Журналист Виктор Петров, проведший два года в чеченском плену: Самую страшную пытку Бараев называл "русский плач третьей степени"
Это когда на спину узнику льют расплавленный полиэтилен, заставляя при этом отжиматься от пола
"Мы сидим с Виктором Петровым у него на кухне и обсуждаем больную тему. Он только вернулся в родную Самару из чеченского плена. Виктор абсолютно счастлив. Рядом сидит жена Зоя. Он боялся встречи с дочерью-третьеклассницей, но Наташка сразу его узнала, только проворчала: "Думала, курить бросит. Хоть бы что-то хорошее из плена вывез..."
Как будто и не было двух лет
Виктор заставляет меня читать его статьи 94 - 95-го годов. Я тогда писал то же самое. Чеченцы борются за свою землю. Это нормальные работяги, взявшие оружие. В каждой строчке сквозит симпатия к тем, кого сегодня он называет просто бандитами.
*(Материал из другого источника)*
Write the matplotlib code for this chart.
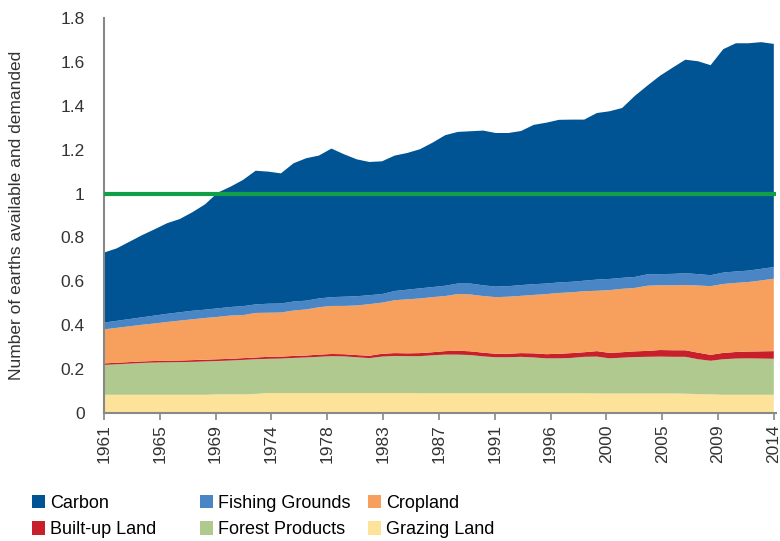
import numpy as np
import matplotlib
matplotlib.use("Agg")
import matplotlib.pyplot as plt
from matplotlib.patches import Patch

# Datos (número de planetas Tierra por componente)
years = list(range(1961, 2015))

grazing = [0.083] * 9 + [0.085] * 3 + [0.087] + [0.091] * 12 + [0.090] * 14 + \
          [0.089] * 7 + [0.088, 0.086, 0.085] + [0.083] * 5

forest = [0.136, 0.139, 0.142, 0.145, 0.147, 0.148, 0.149, 0.150, 0.152, 0.152,
          0.154, 0.157, 0.158, 0.156, 0.157, 0.160, 0.162, 0.165, 0.168, 0.167,
          0.163, 0.159, 0.166, 0.169, 0.168, 0.169, 0.173, 0.176, 0.176, 0.174,
          0.168, 0.164, 0.164, 0.166, 0.163, 0.159, 0.159, 0.161, 0.166, 0.168,
          0.160, 0.163, 0.166, 0.167, 0.168, 0.167, 0.168, 0.159, 0.153, 0.162,
          0.165, 0.166, 0.165, 0.164]

built_up = [0.007, 0.007, 0.007, 0.007, 0.007, 0.007, 0.007, 0.008, 0.008, 0.008,
            0.008, 0.008, 0.008, 0.009, 0.009, 0.009, 0.009, 0.010, 0.010, 0.010,
            0.010, 0.011, 0.013, 0.013, 0.013, 0.014, 0.014, 0.016, 0.018, 0.017,
            0.017, 0.016, 0.016, 0.017, 0.019, 0.019, 0.021, 0.022, 0.021, 0.025,
            0.025, 0.025, 0.026, 0.027, 0.030, 0.030, 0.030, 0.030, 0.027, 0.029,
            0.030, 0.031, 0.033, 0.035]

cropland = [0.155, 0.159, 0.163, 0.167, 0.171, 0.177, 0.182, 0.186, 0.190, 0.193,
            0.197, 0.196, 0.203, 0.201, 0.201, 0.207, 0.210, 0.216, 0.219, 0.220,
            0.226, 0.235, 0.233, 0.241, 0.246, 0.249, 0.251, 0.251, 0.258, 0.259,
            0.258, 0.258, 0.260, 0.261, 0.266, 0.274, 0.277, 0.277, 0.278, 0.275,
            0.286, 0.289, 0.289, 0.297, 0.295, 0.296, 0.297, 0.306, 0.313, 0.314,
            0.315, 0.317, 0.323, 0.330]

fishing = [0.031, 0.032, 0.033, 0.034, 0.036, 0.037, 0.038, 0.039, 0.038, 0.039,
           0.039, 0.041, 0.039, 0.041, 0.041, 0.041, 0.040, 0.040, 0.040, 0.042,
           0.042, 0.041, 0.039, 0.042, 0.044, 0.046, 0.046, 0.047, 0.048, 0.050,
           0.049, 0.048, 0.048, 0.049, 0.049, 0.048, 0.048, 0.048, 0.048, 0.051,
           0.051, 0.050, 0.050, 0.052, 0.051, 0.052, 0.054, 0.052, 0.050, 0.052,
           0.052, 0.052, 0.053, 0.053]

carbon = [0.319, 0.330, 0.352, 0.374, 0.393, 0.413, 0.425, 0.449, 0.480, 0.527,
          0.548, 0.575, 0.609, 0.602, 0.593, 0.630, 0.649, 0.651, 0.677, 0.649,
          0.624, 0.607, 0.605, 0.617, 0.623, 0.634, 0.658, 0.686, 0.691, 0.694,
          0.705, 0.700, 0.698, 0.702, 0.726, 0.733, 0.741, 0.739, 0.734, 0.759,
          0.764, 0.774, 0.825, 0.860, 0.904, 0.940, 0.973, 0.970, 0.957, 1.018,
          1.040, 1.036, 1.033, 1.017]

tick_labels = ['1961', '1965', '1969', '1974', '1978', '1983', '1987',
               '1991', '1996', '2000', '2005', '2009', '2014']

names = ['Grazing Land', 'Forest Products', 'Built-up Land', 'Cropland',
         'Fishing Grounds', 'Carbon']
colors = ['#fde29a', '#afc98f', '#c8202b', '#f7a05e', '#4a86c5', '#005494']

plt.rcParams['font.family'] = ['Liberation Sans', 'DejaVu Sans']
text_color = '#333333'

fig = plt.figure(figsize=(7.8, 5.41), dpi=100)
ax = fig.add_axes([0.1333, 0.2366, 0.862, 0.7301])

ax.stackplot(years, grazing, forest, built_up, cropland, fishing, carbon,
             colors=colors, linewidth=0)
ax.axhline(1, color='#119f48', linewidth=3, zorder=5)

ax.set_xlim(1961, 2014.2)
ax.set_ylim(0, 1.8)
ax.set_yticks(np.arange(0, 1.81, 0.2))
ax.set_yticklabels(['0', '0.2', '0.4', '0.6', '0.8', '1', '1.2', '1.4', '1.6', '1.8'])
ax.set_xticks(np.linspace(1961, 2014, 13))
ax.set_xticklabels(tick_labels, rotation=90)

for s in ['top', 'right']:
    ax.spines[s].set_visible(False)
ax.spines['left'].set_color('#888888')
ax.spines['bottom'].set_color('#888888')
ax.spines['left'].set_linewidth(1.5)
ax.spines['bottom'].set_linewidth(1.5)
ax.tick_params(axis='y', length=0, pad=14, labelsize=12.5, labelcolor=text_color)
ax.tick_params(axis='x', length=5, width=1.2, color='#888888', pad=3,
               labelsize=12.5, labelcolor=text_color)
ax.set_ylabel('Number of earths available and demanded', fontsize=12.5,
              color=text_color, labelpad=26)

# Leyenda: tres columnas de ancho fijo
columns = [[5, 2], [4, 1], [3, 0]]
col_x = [0.032, 0.247, 0.463]
for idx, x0 in zip(columns, col_x):
    handles = [Patch(facecolor=colors[i], edgecolor='none') for i in idx]
    labels = [names[i] for i in idx]
    fig.legend(handles, labels, loc='upper left',
               bbox_to_anchor=(x0, 0.099), frameon=False,
               handlelength=0.7, handleheight=0.8, handletextpad=0.3,
               labelspacing=0.5, borderaxespad=0,
               prop={'family': ['Liberation Sans Narrow', 'Liberation Sans'], 'size': 13})

fig.savefig('out.png', dpi=100)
Зигзагам Витиной судьбы можно только удивляться. Бывший летчик-штурмовик, ушедший из военной авиации в теоретическую физику; кандидат философских наук, нашедший себя в журналистике. До 1999 года руководил самарской телепрограммой "Оперативные хроники", которая за месяц до его пленения получила одну из номинаций на проходившем в Москве фестивале "Правопорядок и общество". Светлая голова, прекрасная память, которую из него не сумели выбить за два года.
У Виктора уже был опыт освобождения солдат-заложников. Поэтому звонку, прозвучавшему в его квартире в мае 1999 года, он не удивился. Звонила Светлана Кузьмина, председатель комитета "Чечня".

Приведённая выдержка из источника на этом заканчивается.